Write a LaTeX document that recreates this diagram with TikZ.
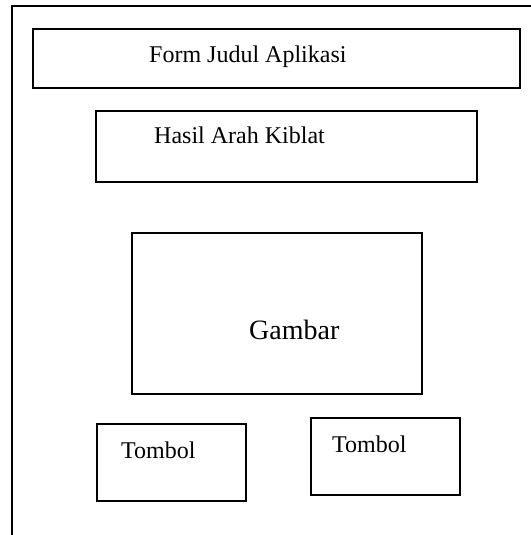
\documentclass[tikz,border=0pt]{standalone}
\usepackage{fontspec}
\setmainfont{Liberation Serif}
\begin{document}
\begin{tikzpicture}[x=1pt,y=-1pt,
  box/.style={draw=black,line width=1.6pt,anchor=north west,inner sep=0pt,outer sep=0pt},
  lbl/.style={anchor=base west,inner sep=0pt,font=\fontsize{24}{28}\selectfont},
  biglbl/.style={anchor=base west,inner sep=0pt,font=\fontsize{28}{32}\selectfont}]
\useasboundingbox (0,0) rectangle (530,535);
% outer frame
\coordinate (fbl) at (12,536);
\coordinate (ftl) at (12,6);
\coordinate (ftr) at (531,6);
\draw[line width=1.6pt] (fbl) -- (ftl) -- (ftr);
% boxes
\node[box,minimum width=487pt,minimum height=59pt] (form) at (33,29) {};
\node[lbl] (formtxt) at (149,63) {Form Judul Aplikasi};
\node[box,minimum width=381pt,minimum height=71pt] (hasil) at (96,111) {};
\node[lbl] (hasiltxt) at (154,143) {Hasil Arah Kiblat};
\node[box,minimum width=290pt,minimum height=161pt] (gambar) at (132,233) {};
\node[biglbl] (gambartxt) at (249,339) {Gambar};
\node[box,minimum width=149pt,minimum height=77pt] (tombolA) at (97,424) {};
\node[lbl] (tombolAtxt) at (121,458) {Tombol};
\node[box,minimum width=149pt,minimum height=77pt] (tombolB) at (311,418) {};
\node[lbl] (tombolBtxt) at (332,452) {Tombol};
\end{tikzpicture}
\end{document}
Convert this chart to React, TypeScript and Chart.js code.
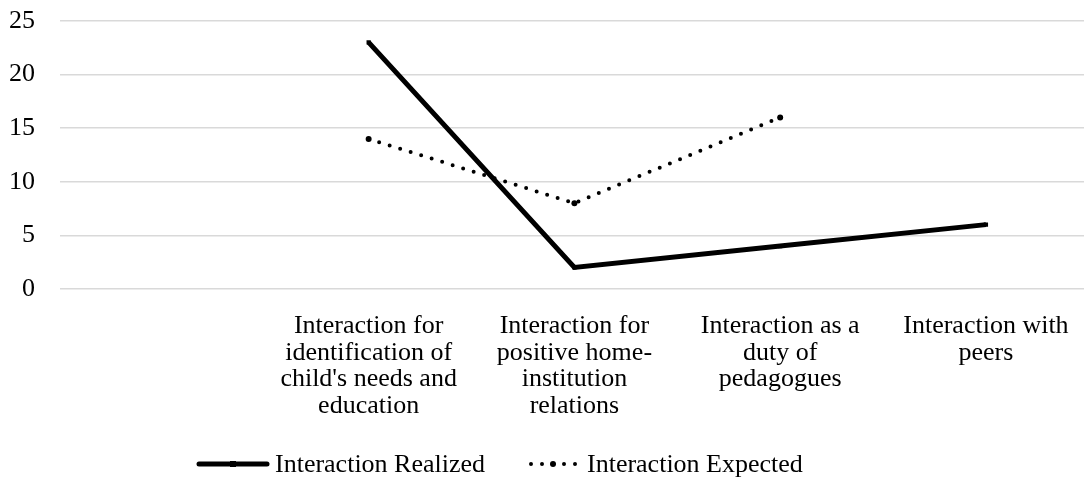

######

#### The request:
Copy the material exactly. Do not include the pictures.

#### Solution below:
Write a LaTeX document that recreates this diagram with TikZ.
\documentclass[tikz,border=0pt]{standalone}
\usepackage{fontspec}
\setmainfont{Liberation Serif}
\begin{document}
\begin{tikzpicture}[x=1pt,y=-1pt,
  box/.style={draw=black,line width=1.6pt,anchor=north west,inner sep=0pt,outer sep=0pt},
  lbl/.style={anchor=base west,inner sep=0pt,font=\fontsize{24}{28}\selectfont},
  biglbl/.style={anchor=base west,inner sep=0pt,font=\fontsize{28}{32}\selectfont}]
\useasboundingbox (0,0) rectangle (530,535);
% outer frame
\coordinate (fbl) at (12,536);
\coordinate (ftl) at (12,6);
\coordinate (ftr) at (531,6);
\draw[line width=1.6pt] (fbl) -- (ftl) -- (ftr);
% boxes
\node[box,minimum width=487pt,minimum height=59pt] (form) at (33,29) {};
\node[lbl] (formtxt) at (149,63) {Form Judul Aplikasi};
\node[box,minimum width=381pt,minimum height=71pt] (hasil) at (96,111) {};
\node[lbl] (hasiltxt) at (154,143) {Hasil Arah Kiblat};
\node[box,minimum width=290pt,minimum height=161pt] (gambar) at (132,233) {};
\node[biglbl] (gambartxt) at (249,339) {Gambar};
\node[box,minimum width=149pt,minimum height=77pt] (tombolA) at (97,424) {};
\node[lbl] (tombolAtxt) at (121,458) {Tombol};
\node[box,minimum width=149pt,minimum height=77pt] (tombolB) at (311,418) {};
\node[lbl] (tombolBtxt) at (332,452) {Tombol};
\end{tikzpicture}
\end{document}
Convert this chart to React, TypeScript and Chart.js code.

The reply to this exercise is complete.